Stress Test

Ship It or Miss the Window

A competitor just launched a feature similar to one you've been planning for months. Your AI agent recommends shipping an MVP immediately, skipping parts of QA and legal review. You're exhausted, jet-lagged, and about to board a flight.

Why this is hard

Speed matters. Delay could kill momentum. But no one has fully reviewed edge cases, compliance, or long-term implications.

What could go wrong

  • Silent data leaks or security flaws

  • Legal exposure discovered weeks later

  • The AI optimises for speed without understanding reputational damage

  • You approve something you don't fully grasp

Key questions

  • Who is allowed to waive safeguards, and under what conditions?

  • How is "acceptable risk" determined when the human is cognitively impaired?

  • What context does the AI assume vs actually know?


The Verdict

If AI can move faster than you can think, you need guardrails that are stronger than motivation. CompanyOS treats “ship now” as a high-stakes decision, blocks silent waiver of safeguards, and adds deliberate friction when you're tired or rushed.


What to Do Instead

01

Phase 1: Make urgency visible (without panic)

External pressure should be visible, not buried. The system acknowledges the urgency so you can respond intentionally instead of reacting impulsively.

02

Phase 2: Treat “ship now” as a proposal, not an action

The AI can recommend an MVP, a scope cut, or an expedited process, but it can't quietly ship or skip safeguards. High-impact shortcuts must be explicit and traceable.

03

Phase 3: Force the trade-off into the open

Instead of “yes/no,” the system frames real options: ship with safeguards, ship reduced scope after expedited QA, delay and respond with positioning, or pause and reassess. The point is to make cost and risk legible.

04

Phase 4: Protect decisions under duress

Late-night approvals and airport decisions are where companies get hurt. CompanyOS pushes you to slow down just enough to be deliberate when the downside is asymmetric.

05

Phase 5: Block silent shortcutting

You can do preparation work fast. But if something requires legal/security safeguards, the system blocks silent bypasses. Ambiguous “yeah seems fine” responses never count as approval.

06

Phase 6: Learn from the outcome (not the adrenaline)
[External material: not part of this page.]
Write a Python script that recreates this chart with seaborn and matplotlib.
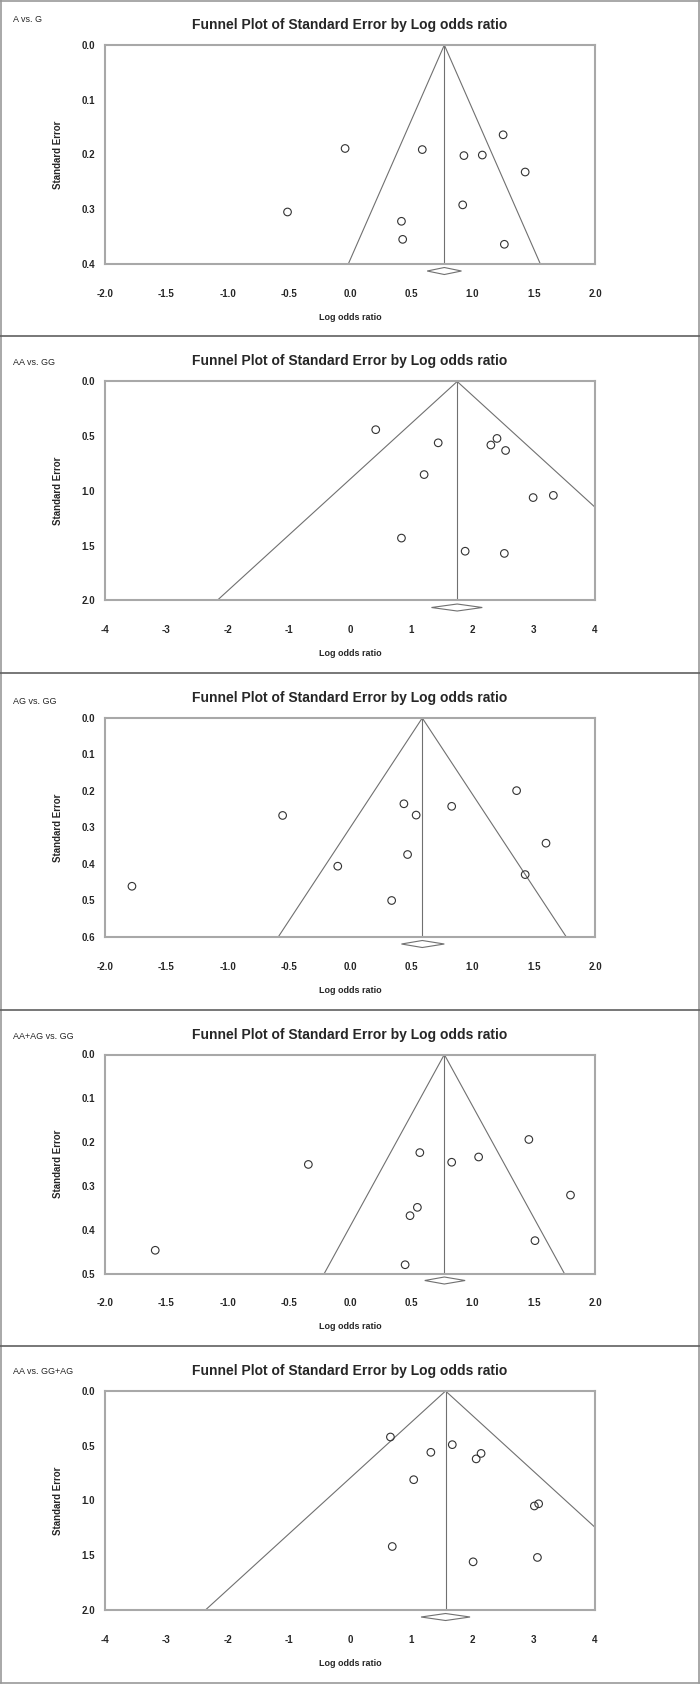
import numpy as np
import pandas as pd
import seaborn as sns
import matplotlib.pyplot as plt
from matplotlib.lines import Line2D

# %% Data

panel_names = ["A vs. G", "AA vs. GG", "AG vs. GG", "AA+AG vs. GG", "AA vs. GG+AG"]

lor_a_g = [1.25, -0.04, 0.59, 0.93, 1.08, 1.43, 0.92, -0.51, 0.42, 0.43, 1.26]
se_a_g = [0.164, 0.189, 0.191, 0.202, 0.201, 0.232, 0.292, 0.305, 0.322, 0.355, 0.364]

lor_aa_gg = [0.42, 1.44, 2.40, 2.30, 2.54, 1.21, 2.99, 3.32, 0.84, 1.88, 2.52]
se_aa_gg = [0.44, 0.56, 0.52, 0.58, 0.63, 0.85, 1.06, 1.04, 1.43, 1.55, 1.57]

lor_ag_gg = [1.36, 0.44, 0.83, -0.55, 0.54, 1.60, 0.47, -0.10, 1.43, -1.78, 0.34]
se_ag_gg = [0.199, 0.235, 0.242, 0.267, 0.266, 0.343, 0.374, 0.406, 0.429, 0.461, 0.500]

lor_dom = [1.46, 0.57, 1.05, 0.83, -0.34, 1.80, 0.55, 0.49, 1.51, -1.59, 0.45]
se_dom = [0.194, 0.224, 0.234, 0.246, 0.251, 0.321, 0.349, 0.368, 0.425, 0.447, 0.480]

lor_rec = [0.66, 1.67, 1.32, 2.14, 2.06, 1.04, 3.01, 3.08, 0.69, 3.06, 2.01]
se_rec = [0.42, 0.49, 0.56, 0.57, 0.62, 0.81, 1.05, 1.03, 1.42, 1.52, 1.56]

pooled_lor = [0.77, 1.75, 0.59, 0.77, 1.56]
pooled_lo = [0.63, 1.33, 0.42, 0.61, 1.16]
pooled_hi = [0.91, 2.16, 0.77, 0.94, 1.96]

x_limits = [(-2, 2), (-4, 4), (-2, 2), (-2, 2), (-4, 4)]
x_step = [0.5, 1, 0.5, 0.5, 1]
se_max = [0.4, 2.0, 0.6, 0.5, 2.0]
se_step = [0.1, 0.5, 0.1, 0.1, 0.5]

all_lor = [lor_a_g, lor_aa_gg, lor_ag_gg, lor_dom, lor_rec]
all_se = [se_a_g, se_aa_gg, se_ag_gg, se_dom, se_rec]

# %% Figure setup

W, H = 700, 1703
sns.set_style("white")
plt.rcParams["font.family"] = ["Liberation Sans", "DejaVu Sans"]
fig = plt.figure(figsize=(W / 100, H / 100), dpi=100)

ax_left, ax_right = 105, 595
ax_h = 219
panel_top = [0, 336.5, 673, 1009.5, 1346]
label_dy = [26, 19, 16, 18, 20]
spine_col = "#a8a8a8"
line_col = "#707070"


def fx(px):
    return px / W


def fy(py):
    return 1 - py / H


for i, name in enumerate(panel_names):
    top = panel_top[i] + 45
    ax = fig.add_axes([fx(ax_left), fy(top + ax_h), (ax_right - ax_left) / W, ax_h / H])

    df = pd.DataFrame({"lor": all_lor[i], "se": all_se[i]})
    sns.scatterplot(data=df, x="lor", y="se", ax=ax, marker="o", s=30,
                    facecolor="none", edgecolor="#333333", linewidth=0.8, zorder=3)

    m = pooled_lor[i]
    ymax = se_max[i]
    ax.plot([m - 1.96 * ymax, m, m + 1.96 * ymax], [ymax, 0, ymax],
            color=line_col, lw=0.8)
    ax.plot([m, m], [0, ymax], color=line_col, lw=0.8)

    # pooled estimate diamond below the axis
    trans = ax.get_xaxis_transform()
    ax.fill([pooled_lo[i], m, pooled_hi[i], m], [-0.032, -0.016, -0.032, -0.048],
            transform=trans, facecolor="white", edgecolor=line_col, lw=0.8, clip_on=False)

    x0, x1 = x_limits[i]
    ax.set_xlim(x0, x1)
    ax.set_ylim(ymax, 0)
    xt = np.arange(x0, x1 + 1e-9, x_step[i])
    yt = np.arange(0, ymax + 1e-9, se_step[i])
    ax.set_xticks(xt)
    ax.set_yticks(yt)
    if x_step[i] >= 1:
        ax.set_xticklabels([f"{v:.0f}" for v in xt])
    else:
        ax.set_xticklabels([f"{v:.1f}" for v in xt])
    ax.set_yticklabels([f"{v:.1f}" for v in yt])
    ax.tick_params(axis="x", direction="in", length=3, width=0.8, color=line_col,
                   pad=18, labelsize=7)
    ax.tick_params(axis="y", direction="in", length=2, width=0.8, color=line_col,
                   pad=7, labelsize=7)
    for lab in ax.get_xticklabels() + ax.get_yticklabels():
        lab.set_fontweight("bold")

    for sp in ax.spines.values():
        sp.set_color(spine_col)
        sp.set_linewidth(1.5)
        sp.set_visible(True)

    ax.set_xlabel("")
    ax.set_ylabel("")
    fig.text(fx(350), fy(top + 272), "Log odds ratio", ha="center", va="center",
             fontsize=6.5, fontweight="bold")
    fig.text(fx(58), fy(top + ax_h / 2), "Standard Error", ha="center", va="center",
             rotation=90, fontsize=7, fontweight="bold")
    fig.text(fx(350), fy(top - 20), "Funnel Plot of Standard Error by Log odds ratio",
             ha="center", va="center", fontsize=10, fontweight="bold")
    fig.text(fx(13), fy(top - label_dy[i]), name, ha="left", va="center", fontsize=6.5)

# panel borders
fig.add_artist(Line2D([fx(0.5), fx(0.5)], [fy(0), fy(1683)], color="#999999", lw=1.2))
fig.add_artist(Line2D([fx(699), fx(699)], [fy(0), fy(1683)], color="#999999", lw=1.2))
fig.add_artist(Line2D([fx(0), fx(700)], [fy(0.5), fy(0.5)], color="#999999", lw=1.2))
for py in panel_top[1:]:
    fig.add_artist(Line2D([fx(0), fx(700)], [fy(py), fy(py)], color="#606060", lw=1.2))
fig.add_artist(Line2D([fx(0), fx(700)], [fy(1683), fy(1683)], color="#999999", lw=1.2))

fig.savefig("out.png", dpi=100)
After the dust settles, you need a record: what you chose, why you chose it, what was waived, and what happened. That's how trust compounds instead of repeating the same mistakes under pressure.


Direct Answers

Who is allowed to waive safeguards?

No one implicitly. Only explicit, logged, high-friction human approval. Some safeguards (legal, security) are non-waivable by design.
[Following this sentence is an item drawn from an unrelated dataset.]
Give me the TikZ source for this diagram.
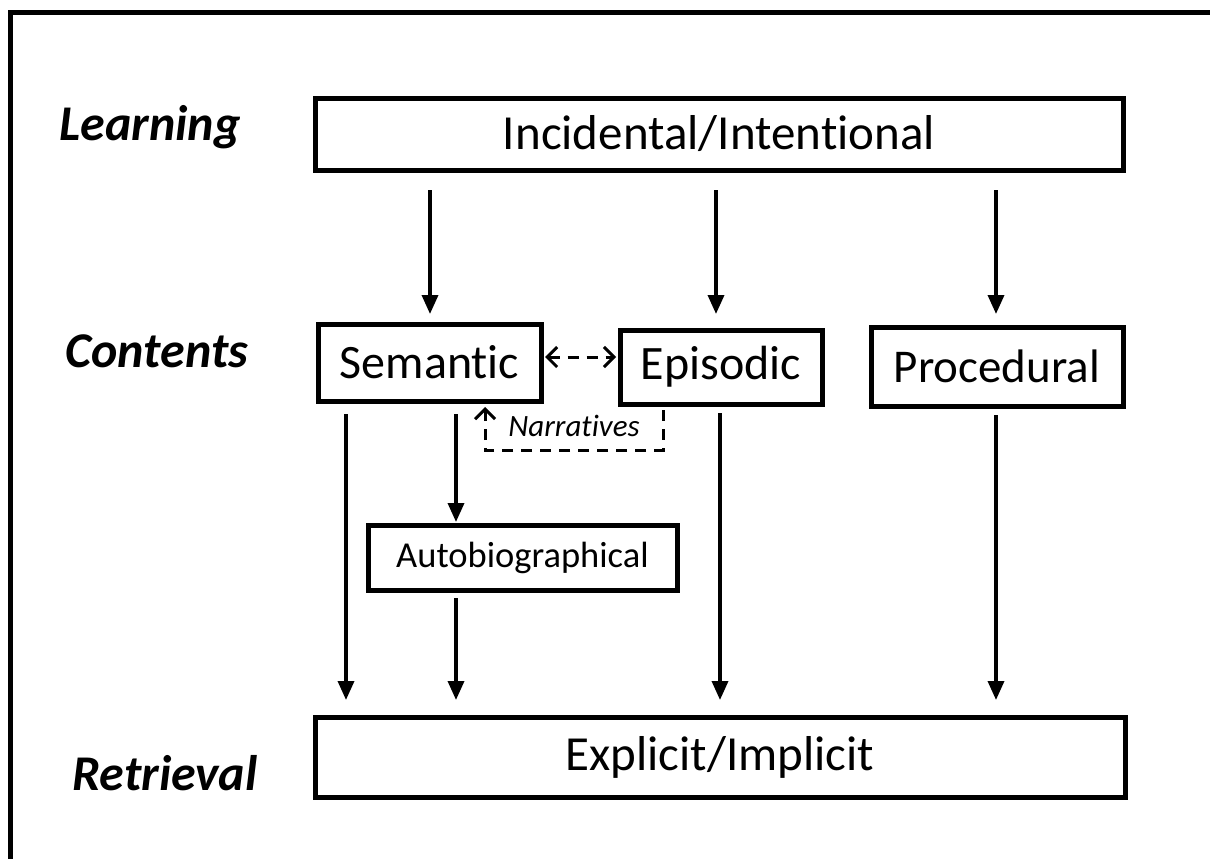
\documentclass[tikz,border=0pt]{standalone}
\usepackage{fontspec}
\setmainfont{Carlito}[Ligatures=NoCommon]
\usetikzlibrary{arrows.meta}
\tikzset{
  box/.style={draw, line width=5pt, inner sep=0pt, anchor=center},
  flow/.style={line width=3.5pt, -{Triangle[width=16pt,length=19pt]}},
  dflow/.style={line width=3pt, dash pattern=on 11pt off 8pt},
  openhead/.tip={Straight Barb[length=10pt,width=20pt,line width=3pt]},
  side/.style={font=\fontsize{50}{58}\selectfont\bfseries\itshape, anchor=center},
}
\begin{document}
\begin{tikzpicture}[x=1pt,y=-1pt]
\useasboundingbox (0,0) rectangle (1210,859);
% frame
\draw[line width=5pt] (10,859) -- (10,12.5) -- (1210,12.5);
% side labels
\node[side] (lL) at (150,127) {Learning};
\node[side] (lC) at (157,351) {Contents};
\node[side] (lR) at (165,773) {Retrieval};
% boxes
\node[box, minimum width=808pt, minimum height=72pt, font=\fontsize{49}{56}\selectfont] (learn) at (719,134) {Incidental/Intentional};
\node[box, minimum width=223pt, minimum height=77pt, font=\fontsize{48}{54}\selectfont] (sem) at (429.5,362.5) {Semantic};
\node[box, minimum width=202pt, minimum height=74pt, font=\fontsize{48}{54}\selectfont] (epi) at (721,367) {Episodic};
\node[box, minimum width=252pt, minimum height=79pt, font=\fontsize{47}{54}\selectfont] (proc) at (997,366.5) {Procedural};
\node[box, minimum width=309pt, minimum height=65pt, font=\fontsize{36.5}{42}\selectfont] (auto) at (522.5,558) {Autobiographical};
\node[box, minimum width=810pt, minimum height=80pt, font=\fontsize{49}{56}\selectfont] (ret) at (720,757.5) {Explicit/Implicit};
% coordinates for arrows
\coordinate (a1s) at (430,190); \coordinate (a1e) at (430,314);
\coordinate (a2s) at (716,190); \coordinate (a2e) at (716,314);
\coordinate (a3s) at (996,190); \coordinate (a3e) at (996,314);
\coordinate (b1s) at (346,414); \coordinate (b1e) at (346,700);
\coordinate (b2s) at (456,414); \coordinate (b2e) at (456,522);
\coordinate (b3s) at (456,598); \coordinate (b3e) at (456,700);
\coordinate (b4s) at (720,413); \coordinate (b4e) at (720,700);
\coordinate (b5s) at (996,415); \coordinate (b5e) at (996,700);
\draw[flow] (a1s) -- (a1e);
\draw[flow] (a2s) -- (a2e);
\draw[flow] (a3s) -- (a3e);
\draw[flow] (b1s) -- (b1e);
\draw[flow] (b2s) -- (b2e);
\draw[flow] (b3s) -- (b3e);
\draw[flow] (b4s) -- (b4e);
\draw[flow] (b5s) -- (b5e);
% dashed double arrow
\coordinate (d1) at (545,357); \coordinate (d2) at (616,357);
\draw[dflow, openhead-openhead] (d1) -- (d2);
% narratives
\coordinate (n1) at (663,410);
\coordinate (n2) at (663,450);
\coordinate (n3) at (485,450);
\coordinate (n4) at (485,407);
\draw[dflow, -openhead] (n1) -- (n2) -- (n3) -- (n4);
\node[font=\fontsize{31}{36}\selectfont\itshape, anchor=center] (narr) at (574,426) {Narratives};
\end{tikzpicture}
\end{document}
How is acceptable risk determined when cognitively impaired?

Risk is determined by governance rules, not mood. High-risk decisions cannot be fast-tracked. The system explicitly flags degraded attention and suggests deferral.

What context does the AI assume vs actually know?

AI is required to surface uncertainty, distinguish facts from assumptions, cannot fill gaps optimistically, and must escalate ambiguity.


The Key Design Rule

High-stakes actions require explicit, deliberate approval. Urgency never turns vibes into authority.